Thursday, November 12, 2015

Charlie Sexton - Pictures For Pleasure

This month marks the thirtieth anniversary of Pictures For Pleasure, the debut album from Texas singer/songwriter/guitarist Charlie Sexton. Recorded when he was just sixteen years old and already an accomplished guitar player, this 1985 release hit number 26 in Australia and number 15 on the US Billboard Album chart (with a thirty-four week total

Sexton provided bass, guitar, piano, keyboards, drum programming and vocals. Additional guitars were provided by Steve Schiff and Richie Zito. Arthur Barrow also provided some bass and keyboards. The backing vocalists are the Merchant Bankers.

Side one opens with "Impressed", the album's second single. This mid-tempo tune opens with a list of famous couples throughout time and then immediately dismisses them all in comparison to the narrator's own love relationship.

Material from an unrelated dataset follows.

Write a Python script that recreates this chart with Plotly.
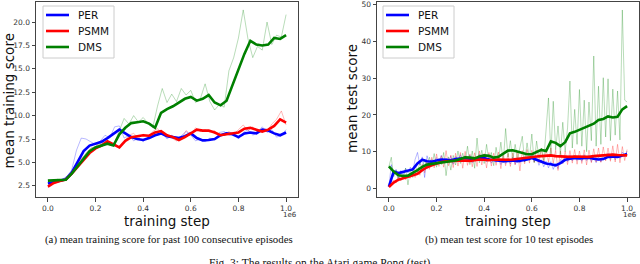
import numpy as np
import plotly.graph_objects as go

# ---------------- data (x in units of 1e6 training steps) ----------------
train_x_smooth = np.round(np.linspace(0, 1, 41), 3)
train_x_raw = np.round(np.linspace(0, 1, 51), 3)
test_x_smooth = np.round(np.linspace(0, 1, 51), 3)
test_x_raw = np.round(np.linspace(0, 1, 101), 3)

train_per_smooth = [2.75, 2.9, 3.05, 3.2, 3.9, 5.0, 6.2, 6.8, 7.0, 7.2, 7.6, 8.1, 8.5, 8.1, 7.7, 7.5,
                    7.4, 7.6, 7.9, 8.1, 7.8, 7.7, 7.6, 7.8, 8.1, 7.6, 7.35, 7.4, 7.5, 7.9, 8.1, 8.0,
                    7.7, 8.1, 8.2, 8.1, 8.5, 8.4, 8.1, 7.9, 8.2]
train_psmm_smooth = [2.4, 2.8, 3.0, 3.15, 3.8, 4.5, 5.3, 6.0, 6.5, 6.8, 7.25, 6.9, 6.6, 7.3, 7.7, 7.8,
                     7.9, 7.85, 8.2, 8.35, 7.9, 7.7, 7.4, 7.7, 8.1, 8.5, 8.4, 8.4, 8.2, 7.9, 8.0, 8.1,
                     8.2, 8.6, 8.7, 8.5, 8.3, 8.5, 8.9, 9.6, 9.25]
train_dms_smooth = [3.05, 3.1, 3.15, 3.15, 3.8, 4.6, 5.5, 6.2, 6.6, 6.8, 7.0, 6.8, 8.0, 8.7, 9.2, 9.3,
                    9.4, 9.15, 8.7, 10.3, 10.7, 11.0, 11.4, 11.8, 12.0, 11.6, 11.8, 12.2, 11.4, 11.1,
                    11.6, 13.3, 14.8, 16.6, 18.0, 17.6, 17.5, 17.6, 18.3, 18.2, 18.6]

train_per_raw = [2.7, 2.9, 3.1, 3.2, 3.5, 4.2, 6.3, 7.6, 7.5, 7.2, 6.9, 7.3, 7.9, 7.6, 8.8, 8.9, 7.6,
                 7.9, 7.3, 7.6, 7.2, 7.7, 8.1, 7.9, 8.2, 7.5, 7.9, 7.4, 7.8, 8.3, 7.9, 7.3, 7.5, 7.2,
                 7.6, 7.4, 8.2, 8.3, 7.9, 8.1, 7.5, 8.2, 8.5, 7.9, 8.3, 8.8, 8.2, 8.5, 7.7, 7.9, 8.5]
train_psmm_raw = [2.3, 2.7, 3.1, 3.0, 3.3, 3.9, 4.6, 5.4, 5.9, 6.5, 6.7, 7.2, 7.5, 6.8, 7.1, 6.5, 7.2,
                  7.9, 8.1, 7.6, 8.0, 7.7, 8.3, 8.6, 8.1, 7.8, 7.6, 7.3, 7.5, 8.4, 8.0, 8.7, 8.3, 8.5,
                  8.2, 8.4, 7.8, 8.0, 8.3, 8.0, 8.5, 9.0, 8.4, 8.8, 8.2, 8.6, 8.3, 9.1, 9.6, 10.5, 9.0]
train_dms_raw = [3.1, 3.0, 3.2, 3.1, 3.2, 3.7, 4.5, 5.3, 6.0, 6.5, 6.7, 7.0, 7.2, 6.9, 7.1, 8.4, 9.7,
                 9.1, 10.0, 9.3, 9.8, 9.2, 8.7, 11.0, 12.9, 11.4, 12.3, 11.5, 12.9, 12.2, 12.7, 11.4,
                 11.8, 13.4, 11.5, 10.6, 11.2, 10.9, 14.8, 16.2, 18.3, 21.3, 18.2, 16.2, 17.4, 17.0,
                 20.0, 17.6, 18.6, 18.4, 20.8]

test_per_smooth = [0.5, 4.6, 4.2, 4.5, 4.9, 5.2, 6.8, 7.8, 7.4, 7.3, 7.6, 7.9, 7.8, 7.7, 8.0, 8.2,
                   8.3, 8.1, 8.0, 8.2, 8.3, 7.9, 7.7, 7.6, 7.4, 7.5, 7.6, 7.4, 7.6, 7.9, 8.3, 7.8,
                   7.2, 6.8, 6.6, 6.3, 6.9, 7.8, 8.1, 8.3, 8.2, 8.3, 8.4, 8.1, 7.9, 8.0, 8.6, 8.7,
                   8.6, 9.0, 9.4]
test_psmm_smooth = [0.4, 1.6, 2.4, 2.8, 3.0, 3.4, 4.0, 5.0, 5.8, 6.3, 6.8, 7.2, 7.4, 7.5, 7.4, 7.6,
                    7.6, 7.5, 7.7, 7.9, 7.8, 7.7, 7.9, 7.8, 7.7, 7.8, 7.9, 8.1, 8.3, 8.5, 8.6, 8.7,
                    8.8, 8.9, 9.0, 8.8, 8.7, 8.5, 8.6, 8.7, 8.6, 8.5, 8.6, 8.8, 8.9, 9.0, 9.2, 9.2,
                    9.1, 9.0, 9.0]
test_dms_smooth = [6.0, 4.6, 3.6, 3.4, 3.5, 4.2, 5.0, 5.9, 6.5, 6.7, 6.9, 7.1, 7.2, 7.3, 7.6, 8.0,
                   8.5, 8.4, 8.2, 8.7, 9.0, 8.9, 8.4, 8.6, 9.4, 10.3, 10.4, 10.1, 9.8, 9.3, 9.3, 10.0,
                   10.5, 10.2, 12.8, 12.4, 11.5, 12.6, 15.0, 15.4, 16.0, 16.4, 17.0, 17.6, 18.6,
                   18.9, 19.6, 19.3, 19.5, 21.5, 22.4]

test_per_raw = [0.5, 6.5, 3.5, 5.2, 2.8, 4.9, 3.6, 5.5, 4.2, 5.8, 4.6, 7.9, 9.8, 6.4, 8.6, 3.0, 8.9,
                6.8, 7.9, 6.5, 8.4, 7.1, 9.0, 6.9, 8.3, 7.2, 8.8, 6.6, 8.7, 7.5, 9.2, 7.4, 8.9, 7.6,
                9.1, 7.0, 8.6, 7.7, 9.3, 7.4, 8.8, 7.2, 8.5, 6.9, 8.3, 7.1, 8.4, 6.5, 8.0, 6.8, 8.2,
                6.7, 8.5, 6.6, 8.1, 6.9, 8.4, 7.2, 8.8, 7.6, 9.4, 7.2, 8.5, 6.3, 7.8, 5.9, 7.4, 5.6,
                7.3, 5.2, 6.8, 5.4, 7.9, 6.8, 8.9, 7.3, 9.1, 7.5, 9.0, 7.6, 8.9, 7.4, 9.2, 7.6, 9.1,
                7.3, 8.8, 7.0, 8.6, 7.2, 8.9, 7.8, 9.6, 7.9, 9.5, 7.8, 9.4, 8.2, 9.9, 8.6, 10.2]
test_psmm_raw = [0.4, 1.2, 2.3, 1.5, 3.2, 2.1, 3.6, 2.4, 3.9, 2.8, 4.2, 3.0, 5.1, 3.6, 6.6, 4.3, 7.8,
                 5.2, 8.5, 5.6, 9.4, 6.0, 8.9, 5.8, 10.3, 6.2, 9.1, 5.7, 9.6, 6.1, 9.8, 5.5, 10.1,
                 6.3, 9.4, 5.9, 9.7, 6.0, 10.2, 6.4, 9.5, 5.6, 9.8, 6.1, 9.6, 6.3, 9.9, 5.4, 9.2,
                 6.2, 9.5, 6.0, 9.7, 6.4, 10.1, 4.8, 10.3, 6.7, 10.6, 6.9, 10.4, 7.1, 10.5, 7.0,
                 10.9, 6.8, 10.7, 7.2, 11.0, 6.9, 10.4, 4.9, 10.2, 6.8, 10.1, 6.5, 10.3, 6.9, 10.6,
                 6.6, 10.2, 6.8, 10.5, 6.4, 10.4, 7.0, 10.8, 7.2, 11.0, 7.1, 11.3, 7.5, 11.0, 7.4,
                 11.6, 7.2, 12.0, 7.0, 11.4, 7.6, 10.6]
test_dms_raw = [6.0, 8.5, 3.2, 5.0, 2.0, 4.6, 2.8, 5.5, 1.0, 5.2, 3.0, 6.4, 4.5, 7.0, 5.2, 8.0, 5.3,
                8.5, 6.0, 9.5, 5.8, 8.2, 6.5, 9.8, 3.5, 8.6, 5.0, 9.0, 6.4, 10.2, 6.8, 9.6, 7.2, 11.5,
                6.5, 10.2, 5.5, 13.7, 7.0, 10.4, 6.8, 12.0, 7.5, 9.8, 6.2, 11.2, 7.4, 12.6, 7.0,
                16.3, 8.5, 13.0, 7.8, 12.0, 8.0, 11.2, 14.2, 7.2, 12.4, 8.0, 14.8, 7.0, 12.9, 8.4,
                11.0, 7.6, 17.5, 24.6, 9.0, 23.7, 10.5, 17.0, 9.2, 18.0, 10.0, 16.5, 29.2, 11.0,
                21.5, 12.0, 26.9, 11.5, 24.0, 10.0, 23.5, 13.0, 36.0, 11.5, 27.8, 12.0, 30.1, 14.0,
                29.8, 13.0, 27.0, 14.5, 26.5, 13.2, 48.5, 24.0, 23.5]

names = ["PER", "PSMM", "DMS"]
colors = ["#0000ff", "#ff0000", "#008000"]
faint = ["rgba(0,0,255,0.28)", "rgba(255,0,0,0.28)", "rgba(0,128,0,0.28)"]

train_tick_vals = [2.5, 5.0, 7.5, 10.0, 12.5, 15.0, 17.5, 20.0]
test_tick_vals = [0, 10, 20, 30, 40, 50]
x_tick_vals = [0.0, 0.2, 0.4, 0.6, 0.8, 1.0]

# ---------------- figure ----------------
W, H = 640, 264
fig = go.Figure()

panels = [
    ("x", "y", train_x_raw, [train_per_raw, train_psmm_raw, train_dms_raw],
     train_x_smooth, [train_per_smooth, train_psmm_smooth, train_dms_smooth]),
    ("x2", "y2", test_x_raw, [test_per_raw, test_psmm_raw, test_dms_raw],
     test_x_smooth, [test_per_smooth, test_psmm_smooth, test_dms_smooth]),
]
for xa, ya, xr, raws, xs, smooths in panels:
    for i in range(3):
        fig.add_trace(go.Scatter(x=xr, y=raws[i], mode="lines", xaxis=xa, yaxis=ya,
                                 line=dict(color=faint[i], width=1), showlegend=False,
                                 hoverinfo="skip"))
    for i in range(3):
        fig.add_trace(go.Scatter(x=xs, y=smooths[i], mode="lines", xaxis=xa, yaxis=ya,
                                 name=names[i], showlegend=False,
                                 line=dict(color=colors[i], width=2.6)))

ydom = [1 - 197 / H, 1 - 1.5 / H]
tickfont = dict(family="DejaVu Sans", size=7.5, color="#333")
common_x = dict(range=[-0.05, 1.05], tickvals=x_tick_vals, tickformat=".1f", showline=True,
                mirror=True, linecolor="#444", linewidth=1, ticks="outside", ticklen=3.5,
                tickcolor="#444", showgrid=False, zeroline=False, tickfont=tickfont,
                automargin=False)
common_y = dict(showline=True, mirror=True, linecolor="#444", linewidth=1, ticks="outside",
                ticklen=3.5, tickcolor="#444", showgrid=False, zeroline=False, tickfont=tickfont,
                domain=ydom, automargin=False)

fig.update_layout(
    width=W, height=H, margin=dict(l=0, r=0, t=0, b=0, autoexpand=False),
    paper_bgcolor="white", plot_bgcolor="white", showlegend=False,
    xaxis=dict(domain=[36 / W, 298 / W], anchor="y", **common_x),
    xaxis2=dict(domain=[377 / W, 639 / W], anchor="y2", **common_x),
    yaxis=dict(anchor="x", range=[1.3, 22.2], tickvals=train_tick_vals, tickformat=".1f", **common_y),
    yaxis2=dict(anchor="x2", range=[-2.3, 50.8], tickvals=test_tick_vals, **common_y),
)

def px_x(v):
    return v / W

def px_y(v):
    return 1 - v / H

# legend boxes drawn as decoration (matplotlib-style compact legend)
leg_font = dict(family="DejaVu Sans", size=10.5, color="#111")
for left in (43, 383):
    fig.add_shape(type="rect", xref="paper", yref="paper", layer="above",
                  x0=px_x(left), x1=px_x(left + 71), y0=px_y(58), y1=px_y(6),
                  fillcolor="rgba(255,255,255,0.85)", line=dict(color="#cccccc", width=1))
    for k, nm in enumerate(names):
        yy = 15 + 16 * k
        fig.add_shape(type="line", xref="paper", yref="paper", layer="above",
                      x0=px_x(left + 3), x1=px_x(left + 26), y0=px_y(yy), y1=px_y(yy),
                      line=dict(color=colors[k], width=2.6))
        fig.add_annotation(text=nm, x=px_x(left + 33), y=px_y(yy), xref="paper", yref="paper",
                           showarrow=False, font=leg_font, xanchor="left", yanchor="middle")

lab_font = dict(family="DejaVu Sans", size=13.5, color="#111")
small_font = dict(family="DejaVu Sans", size=7, color="#333")
cap_font = dict(family="Liberation Serif", size=10.8, color="#111")

def ann(text, xpx, ypx, font, xanchor="center", yanchor="middle", angle=0):
    fig.add_annotation(text=text, x=px_x(xpx), y=px_y(ypx), xref="paper", yref="paper",
                       showarrow=False, font=font, xanchor=xanchor, yanchor=yanchor,
                       textangle=angle)

ann("mean training score", 8.5, 101, lab_font, angle=-90)
ann("mean test score", 352, 99, lab_font, angle=-90)
ann("training step", 167, 221, lab_font)
ann("training step", 508, 221, lab_font)
ann("1e6", 299, 215, small_font, xanchor="right")
ann("1e6", 639, 215, small_font, xanchor="right")
ann("(a) mean training score for past 100 consecutive episodes", 169, 239, cap_font)
ann("(b) mean test score for 10 test episodes", 509, 239, cap_font)
ann("Fig. 3: The results on the Atari game Pong (test).", 321, 255,
    dict(family="Liberation Serif", size=11.5, color="#111"), yanchor="top")

fig.write_html("out.html", config={"displayModeBar": False, "staticPlot": True},
               post_script="document.body.style.margin='0';document.body.style.overflow='hidden';")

Next up is "Beat's So Lonely", the high-octane debut single which peaked at number 24 on the US Billboard Mainstream Rock chart in 1985 and number 17 on the US Billboard Hot 100 in 1986. I was an instant fan of this track from the very first times I heard it back in the 80's. The main guitar riff really drives it while Sexton's vocals carry a raw teenaged angst. My college radio station played it quite often, and it would occasionally make appearances at parties around the RIT campus as well. The song continued to be popular for the next year or so and ended up in the background of a scene in the 1987 John Hughes' movie Some Kind of Wonderful; however, it was not included on the soundtrack.

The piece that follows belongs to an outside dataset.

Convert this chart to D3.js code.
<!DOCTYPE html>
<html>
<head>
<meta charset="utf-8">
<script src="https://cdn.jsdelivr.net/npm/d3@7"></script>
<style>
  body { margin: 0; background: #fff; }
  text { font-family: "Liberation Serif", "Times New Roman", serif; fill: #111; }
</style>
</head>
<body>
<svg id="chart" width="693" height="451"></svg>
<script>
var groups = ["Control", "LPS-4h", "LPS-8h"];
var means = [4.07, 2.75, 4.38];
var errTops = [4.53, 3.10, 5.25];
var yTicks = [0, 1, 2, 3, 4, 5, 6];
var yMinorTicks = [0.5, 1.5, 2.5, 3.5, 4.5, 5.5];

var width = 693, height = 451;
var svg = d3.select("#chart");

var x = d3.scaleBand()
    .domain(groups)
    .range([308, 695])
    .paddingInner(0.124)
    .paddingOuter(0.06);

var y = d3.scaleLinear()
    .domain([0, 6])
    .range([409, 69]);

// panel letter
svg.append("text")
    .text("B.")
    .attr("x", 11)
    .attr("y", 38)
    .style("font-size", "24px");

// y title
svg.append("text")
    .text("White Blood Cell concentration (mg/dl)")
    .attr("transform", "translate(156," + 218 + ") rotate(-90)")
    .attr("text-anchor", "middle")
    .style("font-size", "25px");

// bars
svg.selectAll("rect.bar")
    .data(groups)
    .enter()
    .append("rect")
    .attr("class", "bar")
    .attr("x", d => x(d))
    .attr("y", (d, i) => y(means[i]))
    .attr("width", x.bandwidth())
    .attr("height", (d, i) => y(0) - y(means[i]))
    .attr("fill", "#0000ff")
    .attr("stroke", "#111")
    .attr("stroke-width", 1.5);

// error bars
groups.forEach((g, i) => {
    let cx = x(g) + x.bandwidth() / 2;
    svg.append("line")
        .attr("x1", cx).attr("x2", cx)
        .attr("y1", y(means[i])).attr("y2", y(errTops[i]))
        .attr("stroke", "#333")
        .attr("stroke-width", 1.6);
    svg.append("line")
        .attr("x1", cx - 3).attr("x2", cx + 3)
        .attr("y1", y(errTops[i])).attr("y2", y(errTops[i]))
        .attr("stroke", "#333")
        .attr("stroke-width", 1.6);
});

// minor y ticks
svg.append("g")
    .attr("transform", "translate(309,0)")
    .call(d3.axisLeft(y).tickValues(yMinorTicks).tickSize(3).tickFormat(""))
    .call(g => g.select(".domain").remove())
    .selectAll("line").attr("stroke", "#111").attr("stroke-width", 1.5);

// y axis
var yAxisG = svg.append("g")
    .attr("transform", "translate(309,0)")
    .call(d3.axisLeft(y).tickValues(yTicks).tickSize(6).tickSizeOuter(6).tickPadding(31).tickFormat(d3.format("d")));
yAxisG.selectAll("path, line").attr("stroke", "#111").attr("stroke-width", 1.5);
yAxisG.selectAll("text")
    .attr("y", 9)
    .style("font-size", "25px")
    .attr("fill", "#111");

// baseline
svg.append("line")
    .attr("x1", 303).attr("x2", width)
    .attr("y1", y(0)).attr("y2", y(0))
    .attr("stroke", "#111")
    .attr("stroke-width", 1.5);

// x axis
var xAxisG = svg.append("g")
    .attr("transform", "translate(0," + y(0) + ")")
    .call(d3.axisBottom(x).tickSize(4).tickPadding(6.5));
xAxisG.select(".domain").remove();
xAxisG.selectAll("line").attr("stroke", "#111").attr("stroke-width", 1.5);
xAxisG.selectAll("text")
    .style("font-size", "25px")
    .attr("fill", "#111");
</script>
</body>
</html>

The B-side to the second single was "Restless". It opens with a complex programmed drum solo that sets up the tune's tense, dramatic theme.

"Hold Me", released as the third single, has a sound that is very inspired by ballads from the early days of rock and roll in the late 1950's. Yet, Sexton's guitar work gives it an 80's flourish to appeal to the youth market of the time.

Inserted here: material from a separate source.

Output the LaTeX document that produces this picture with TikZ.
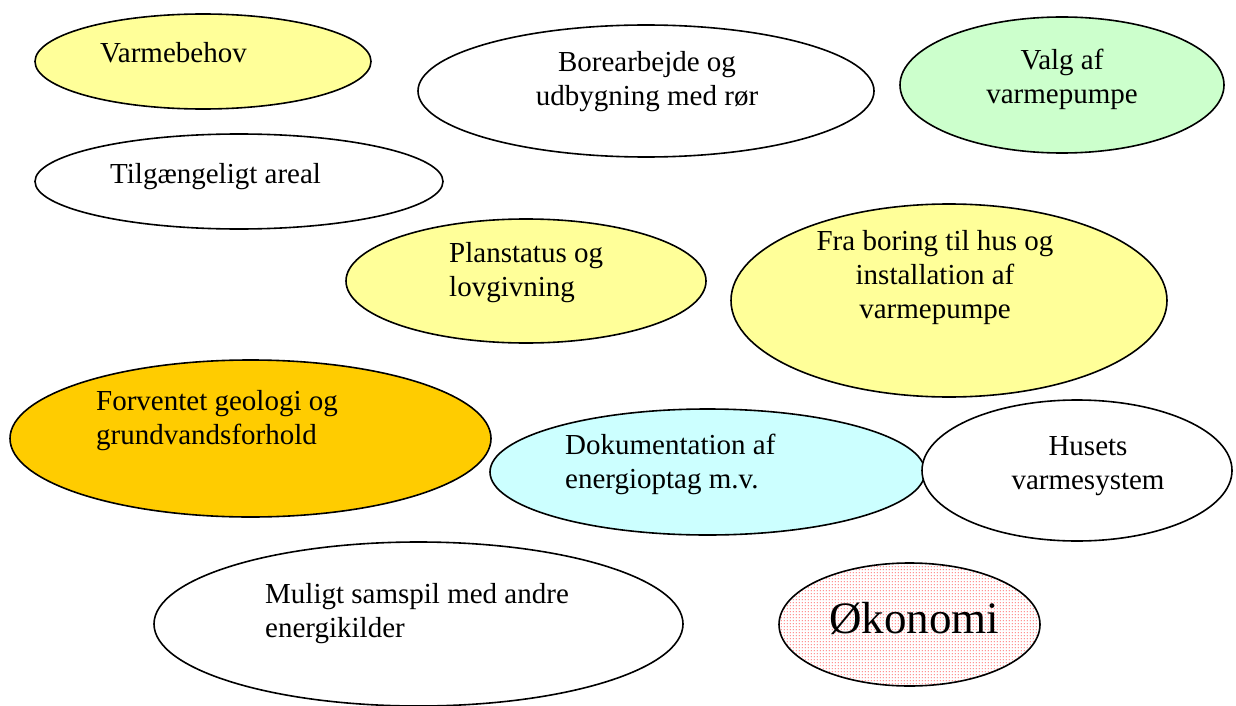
\documentclass[tikz,border=0pt]{standalone}
\usepackage{fontspec}
\setmainfont{Liberation Serif}
\usetikzlibrary{shapes.geometric,patterns}
\definecolor{lyellow}{HTML}{FFFF99}
\definecolor{lgreen}{HTML}{CCFFCC}
\definecolor{lorange}{HTML}{FFCC00}
\definecolor{lcyan}{HTML}{CCFFFF}
\pgfdeclarepatternformonly{rdots}{\pgfpoint{0pt}{0pt}}{\pgfpoint{3pt}{3pt}}{\pgfpoint{3pt}{3pt}}{%
  \pgfpathrectangle{\pgfpoint{1pt}{1pt}}{\pgfpoint{1pt}{1pt}}\pgfusepath{fill}}
\tikzset{
  ell/.style={ellipse, draw=black, line width=1.6pt, inner sep=0pt, fill=white},
  txt/.style={inner sep=0pt, font=\fontsize{29}{34}\selectfont},
  txtl/.style={txt, align=left, anchor=base west},
  txtc/.style={txt, align=center, anchor=base},
}
\begin{document}
\begin{tikzpicture}[x=1pt,y=-1pt]
\useasboundingbox (0,0) rectangle (1236,706);
% ellipses
\node[ell, fill=lyellow, minimum width=336pt, minimum height=95pt] (e1) at (203,61.5) {};
\node[ell, fill=lyellow, minimum width=360pt, minimum height=124pt] (e5) at (526,281) {};
\node[ell, minimum width=408pt, minimum height=95pt] (e2) at (239,181.5) {};
\node[ell, minimum width=456pt, minimum height=132pt] (e3) at (646,91) {};
\node[ell, fill=lgreen, minimum width=324pt, minimum height=136pt] (e4) at (1062,85) {};
\node[ell, fill=lyellow, minimum width=436pt, minimum height=193pt] (e6) at (949,300.5) {};
\node[ell, fill=lorange, minimum width=481pt, minimum height=157pt] (e7) at (250.5,438.5) {};
\node[ell, fill=lcyan, minimum width=435pt, minimum height=126pt] (e8) at (707.5,472) {};
\node[ell, minimum width=310pt, minimum height=141pt] (e9) at (1077,470.5) {};
\node[ell, minimum width=529pt, minimum height=164pt] (e10) at (418.5,624) {};
\node[ell, pattern=rdots, pattern color=red, minimum width=261pt, minimum height=123pt] (e11) at (909.5,624.5) {};
% texts (base anchor = last line baseline)
\node[txtl] (t1) at (100,63) {Varmebehov};
\node[txtl] (t2) at (110,183) {Tilgængeligt areal};
\node[txtc] (t3) at (647,106) {Borearbejde og\\udbygning med rør};
\node[txtc] (t4) at (1062,104) {Valg af\\varmepumpe};
\node[txtl] (t5) at (449,296) {Planstatus og\\lovgivning};
\node[txtc] (t6) at (935,318) {Fra boring til hus og\\installation af\\varmepumpe};
\node[txtl] (t7) at (96,444) {Forventet geologi og\\grundvandsforhold};
\node[txtl] (t8) at (565,488) {Dokumentation af\\energioptag m.v.};
\node[txtc] (t9) at (1088,489) {Husets\\varmesystem};
\node[txtl] (t10) at (265,637) {Muligt samspil med andre\\energikilder};
\node[inner sep=0pt, anchor=base, font=\fontsize{45}{50}\selectfont] (t11) at (914,633) {Økonomi};
\end{tikzpicture}
\end{document}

Side two begins with the up-tempo title track "Pictures For Pleasure". It tells of a guy who loves a girl from afar, with only images of her to keep him company.

"Tell Me" has a rocking alternative dance beat to it.

"Attractions", the B-side to the lead single, continues with that brooding kind of beat.

The lyrics of "You Don't Belong Here" reflect on a woman passing judgement on someone based upon how he looks and dresses, saying he does not fit in with the others.

The album closes with "Space", a song about a couple coming to the realization that they each need something different out of the relationship.

I did not own Pictures For Pleasure back in the day, but I picked up the album digitally a few years back. It is one that has grown on me more with repeated listens. Many compare Sexton's early style to that of David Bowie's, and I can easily see it with his vocal delivery here.

1 comment:

DJ Caterina said...

Thanks for the review. Some of my favorite songs are from this album! My only mild complaint about Charlie Sexton is that he never plays these songs live. Ever.